Most elements of HTML - text, lines - are vector based. So they are resolution-independent.

The resolution at which images in your web pages are rendered is complicated. Suppose you have a 300 square image referenced by an image tag. If the width of your Doc.Rect is the same as the width you pass to AddImageUrl, then this will be rendered at 72 dpi. However, by changing the ratios between these two values, the image will be scaled and hence the resolution will be changed.

And... if your 300 square is in an img tag with a width and height of 150, then the default resolution will be doubled.

Breaks

ABCpdf uses a sophisticated set of heuristics to determine where to break pages. For greater control over page breaking, you can use the page-break-before, page-break-after and page-break-inside CSS styles.

You must ensure that the element to which you apply your page breaking style is visible. For example:

<div style="page-break-before:always"> </div>

... will break, but ...

<div style="page-break-before:always"></div>

... will not.

Useful Tip. Debugging page break styles.

Sometimes, your page breaks don't work in they way you think they should. Because these kinds of tags are invisible, it's very difficult for you to know whether you've applied them correctly or not. One simple solution is to debug your HTML using a visible style.

For example, when you apply your "page-break-inside: avoid" style, apply a right border style at the same time. That way, you can see exactly where your elements are. If the borders don't appear in the right places, then you know there's something wrong with your HTML.

Snapshot

You may wish to take a snapshot of the current URL.

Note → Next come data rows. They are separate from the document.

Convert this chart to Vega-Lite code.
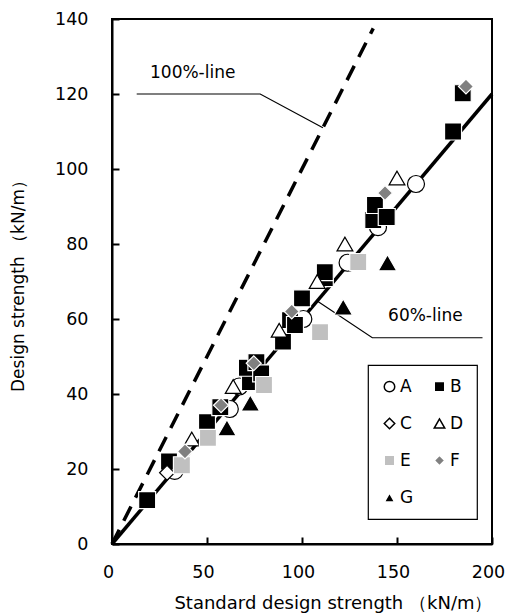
{
  "$schema": "https://vega.github.io/schema/vega-lite/v6.json",
  "width": 380,
  "height": 525,
  "autosize": {"type": "none"},
  "padding": {"left": 112, "top": 19, "right": 16, "bottom": 70},
  "background": "white",
  "config": {
    "view": {"stroke": "black", "strokeWidth": 2},
    "axis": {
      "domainColor": "black", "domainWidth": 2,
      "tickColor": "black", "tickWidth": 2, "tickSize": -7,
      "grid": false, "labelFlush": false,
      "labelFont": "DejaVu Sans", "labelFontSize": 17.5, "labelColor": "black",
      "titleFont": "DejaVu Sans", "titleFontSize": 17, "titleFontWeight": "normal", "titleColor": "black"
    },
    "legend": {
      "orient": "none", "legendX": 256, "legendY": 346, "direction": "horizontal",
      "columns": 2, "strokeColor": "black", "strokeWidth": 1.2, "fillColor": "white",
      "padding": 13, "rowPadding": 19, "columnPadding": 17,
      "symbolSize": 110, "symbolStrokeWidth": 1.5,
      "labelFont": "DejaVu Sans", "labelFontSize": 17, "labelColor": "black", "labelOffset": 2
    }
  },
  "encoding": {
    "x": {
      "field": "x", "type": "quantitative",
      "scale": {"domain": [0, 200], "nice": false},
      "axis": {"values": [0, 50, 100, 150, 200], "title": "Standard design strength （kN/m）", "titleFontSize": 18, "titleAnchor": "end", "labelPadding": 26, "labelOffset": -4, "titlePadding": 14}
    },
    "y": {
      "field": "y", "type": "quantitative",
      "scale": {"domain": [0, 140], "nice": false},
      "axis": {"values": [0, 20, 40, 60, 80, 100, 120, 140], "title": "Design strength （kN/m）", "labelPadding": 31, "titlePadding": 27}
    }
  },
  "layer": [
    {
      "data": {"values": [{"x": 0, "y": 0}, {"x": 137.5, "y": 137.5}]},
      "mark": {"type": "line", "color": "black", "strokeWidth": 3.5, "strokeDash": [16, 10]}
    },
    {
      "data": {"values": [{"x": 0, "y": 0}, {"x": 200, "y": 120}]},
      "mark": {"type": "line", "color": "black", "strokeWidth": 3.5}
    },
    {
      "data": {"values": [
        {"leader": "a", "x": 13, "y": 120}, {"leader": "a", "x": 78, "y": 120}, {"leader": "a", "x": 111, "y": 111},
        {"leader": "b", "x": 108, "y": 64.8}, {"leader": "b", "x": 137, "y": 55}, {"leader": "b", "x": 195, "y": 55}
      ]},
      "mark": {"type": "line", "color": "black", "strokeWidth": 1.2},
      "encoding": {"detail": {"field": "leader"}}
    },
    {
      "data": {"values": [
        {"label": "100%-line", "x": 20, "y": 125.6},
        {"label": "60%-line", "x": 145.3, "y": 60.8}
      ]},
      "mark": {"type": "text", "align": "left", "baseline": "middle", "font": "DejaVu Sans", "fontSize": 17, "color": "black"},
      "encoding": {"text": {"field": "label"}}
    },
    {
      "data": {"values": [
        {"group": "A", "x": 33, "y": 19.5}, {"group": "A", "x": 62, "y": 36}, {"group": "A", "x": 67, "y": 42},
        {"group": "A", "x": 100.7, "y": 60}, {"group": "A", "x": 124, "y": 75}, {"group": "A", "x": 140, "y": 84.5}, {"group": "A", "x": 160, "y": 96},
        {"group": "B", "x": 18.5, "y": 11.7}, {"group": "B", "x": 30, "y": 22}, {"group": "B", "x": 50, "y": 32.5},
        {"group": "B", "x": 57, "y": 36.5}, {"group": "B", "x": 72.6, "y": 43.2}, {"group": "B", "x": 71, "y": 47},
        {"group": "B", "x": 76, "y": 48.5}, {"group": "B", "x": 78.5, "y": 45.5}, {"group": "B", "x": 90, "y": 54},
        {"group": "B", "x": 93.7, "y": 59.7}, {"group": "B", "x": 96.3, "y": 58.4}, {"group": "B", "x": 100, "y": 65.5},
        {"group": "B", "x": 112, "y": 70.9}, {"group": "B", "x": 112, "y": 72.5}, {"group": "B", "x": 137.5, "y": 86.4},
        {"group": "B", "x": 138.4, "y": 90.4}, {"group": "B", "x": 144.6, "y": 87.2}, {"group": "B", "x": 179.5, "y": 110},
        {"group": "B", "x": 184.6, "y": 120.2},
        {"group": "C", "x": 29, "y": 19},
        {"group": "D", "x": 42, "y": 28}, {"group": "D", "x": 63.8, "y": 42}, {"group": "D", "x": 88, "y": 57},
        {"group": "D", "x": 108, "y": 70}, {"group": "D", "x": 122.6, "y": 80}, {"group": "D", "x": 150, "y": 97.6},
        {"group": "E", "x": 36.8, "y": 21}, {"group": "E", "x": 50.5, "y": 28.3}, {"group": "E", "x": 80, "y": 42.4},
        {"group": "E", "x": 109.5, "y": 56.5}, {"group": "E", "x": 129.6, "y": 75.2},
        {"group": "F", "x": 38.4, "y": 24.7}, {"group": "F", "x": 57.4, "y": 37}, {"group": "F", "x": 74.6, "y": 48.2},
        {"group": "F", "x": 94.6, "y": 62}, {"group": "F", "x": 143.7, "y": 93.6}, {"group": "F", "x": 186.3, "y": 122},
        {"group": "G", "x": 60.5, "y": 31}, {"group": "G", "x": 72.8, "y": 37.6}, {"group": "G", "x": 121.7, "y": 63.2},
        {"group": "G", "x": 145, "y": 75}
      ]},
      "mark": {"type": "point", "opacity": 1, "fillOpacity": 1, "strokeWidth": 1.2},
      "encoding": {
        "shape": {
          "field": "group", "type": "nominal",
          "scale": {"domain": ["A", "B", "C", "D", "E", "F", "G"], "range": ["circle", "square", "diamond", "triangle-up", "square", "diamond", "triangle-up"]},
          "legend": {"title": null}
        },
        "fill": {
          "field": "group", "type": "nominal",
          "scale": {"domain": ["A", "B", "C", "D", "E", "F", "G"], "range": ["white", "black", "white", "white", "#c0c0c0", "#808080", "black"]},
          "legend": {"title": null}
        },
        "stroke": {
          "field": "group", "type": "nominal",
          "scale": {"domain": ["A", "B", "C", "D", "E", "F", "G"], "range": ["black", "white", "black", "black", "white", "white", "white"]},
          "legend": {"title": null}
        },
        "size": {
          "condition": [
            {"test": "datum.group === 'C' || datum.group === 'F'", "value": 225},
            {"test": "datum.group === 'D'", "value": 250},
            {"test": "datum.group === 'G'", "value": 340}
          ],
          "value": 289
        }
      }
    }
  ]
}
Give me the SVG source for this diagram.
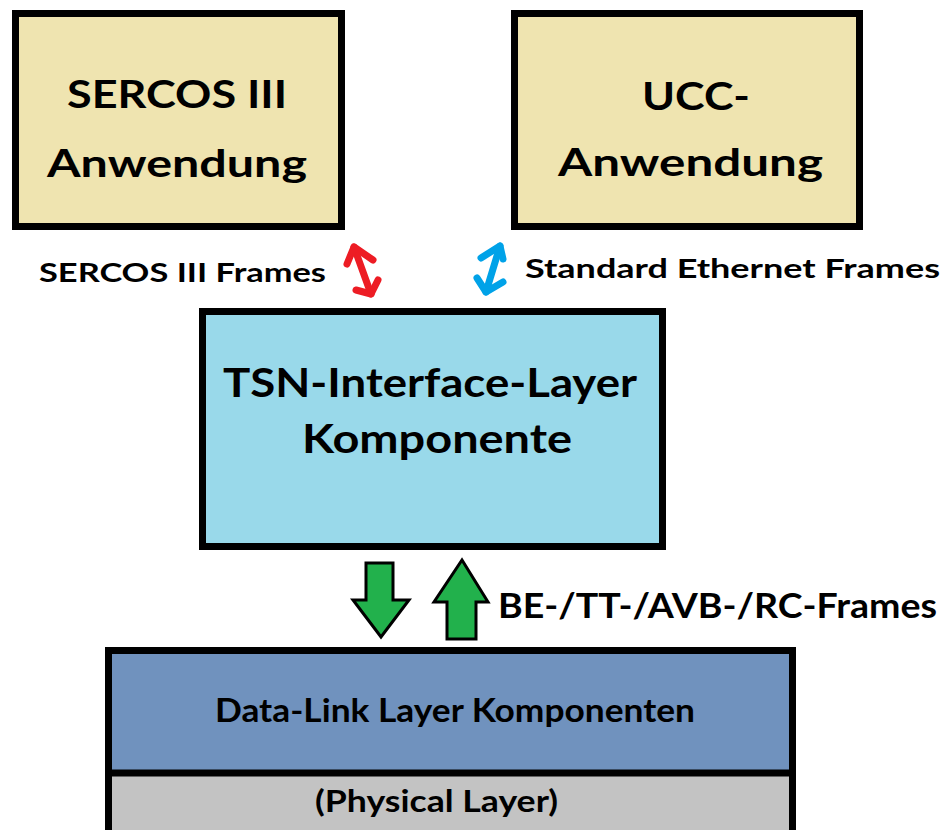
<svg xmlns="http://www.w3.org/2000/svg" width="950" height="830" viewBox="0 0 950 830">
  <style>
    .box { stroke: #000; stroke-width: 7; }
    .t { font-family: Lato, "Open Sans", "Liberation Sans", sans-serif; font-weight: 700; fill: #000; }
    .big { font-size: 38px; }
    .tsn { font-size: 40px; }
    .lbl { font-size: 27px; }
    .dbl { fill: none; stroke-width: 7; stroke-linecap: round; stroke-linejoin: round; }
    .blk { fill: #22b14c; stroke: #000; stroke-width: 3; stroke-linejoin: miter; }
  </style>
  <rect width="950" height="830" fill="#fff"/>

  <g id="sercos-app">
    <rect class="box" x="15.5" y="13.5" width="326" height="213" fill="#efe4b0"/>
    <text class="t big" x="67" y="108" textLength="220" lengthAdjust="spacingAndGlyphs">SERCOS III</text>
    <text class="t big" x="47" y="177" textLength="260" lengthAdjust="spacingAndGlyphs">Anwendung</text>
  </g>

  <g id="ucc-app">
    <rect class="box" x="514.5" y="13.5" width="345" height="213" fill="#efe4b0"/>
    <text class="t big" x="642" y="110" textLength="108" lengthAdjust="spacingAndGlyphs">UCC-</text>
    <text class="t big" x="558" y="176" textLength="265" lengthAdjust="spacingAndGlyphs">Anwendung</text>
  </g>

  <g id="tsn-layer">
    <rect class="box" x="202.5" y="311.5" width="460" height="235" fill="#99d9ea"/>
    <text class="t tsn" x="223" y="397" textLength="414" lengthAdjust="spacingAndGlyphs">TSN-Interface-Layer</text>
    <text class="t tsn" x="302" y="453" textLength="270" lengthAdjust="spacingAndGlyphs">Komponente</text>
  </g>

  <g id="data-link-layer">
    <rect class="box" x="108.5" y="650.5" width="684" height="200" fill="#7092be"/>
    <rect x="112" y="776" width="677" height="60" fill="#c3c3c3"/>
    <line x1="108" y1="773" x2="793" y2="773" stroke="#000" stroke-width="7"/>
    <text class="t" font-size="33" x="215" y="722" textLength="480" lengthAdjust="spacingAndGlyphs">Data-Link Layer Komponenten</text>
    <text class="t" font-size="30" x="315" y="812" textLength="243" lengthAdjust="spacingAndGlyphs">(Physical Layer)</text>
  </g>

  <g id="connectors">
    <!-- application frames (hand-drawn double arrows) -->
    <g class="dbl" stroke="#ed1c24">
      <path d="M354 247 L371 294"/>
      <path d="M347 264 L354 247 L373 260"/>
      <path d="M356 290 L371 294 L378 280"/>
    </g>
    <g class="dbl" stroke="#00a2e8">
      <path d="M500 246 L486 292"/>
      <path d="M481 258 L500 246 L503 259"/>
      <path d="M477 278 L486 292 L503 282"/>
    </g>
    <!-- block arrows between TSN layer and data-link layer -->
    <path class="blk" d="M366 563 L393 563 L393 600 L409 600 L381 637 L353 600 L366 600 Z"/>
    <path class="blk" d="M462 560 L488 602 L476 602 L476 639 L447 639 L447 602 L434 602 Z"/>
  </g>

  <g id="labels">
    <text class="t lbl" x="39" y="282" textLength="287" lengthAdjust="spacingAndGlyphs">SERCOS III Frames</text>
    <text class="t lbl" x="525" y="278" textLength="415" lengthAdjust="spacingAndGlyphs">Standard Ethernet Frames</text>
    <text class="t" font-size="34" x="498" y="618" textLength="439" lengthAdjust="spacingAndGlyphs">BE-/TT-/AVB-/RC-Frames</text>
  </g>
</svg>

In many circumstances, you should be able to derive a URL for the current page using the value of the SERVER_NAME, URL and QUERY_STRING Server Variables. You should be able to derive a URL for the previous page using the HTTP_REFERER (sic) Server Variable.

When you perform this kind of operation, be careful not to recursively call ABCpdf. If you do this, then you will get into a hall-of-mirrors type situation, and the software will not be able to return you a sensible image.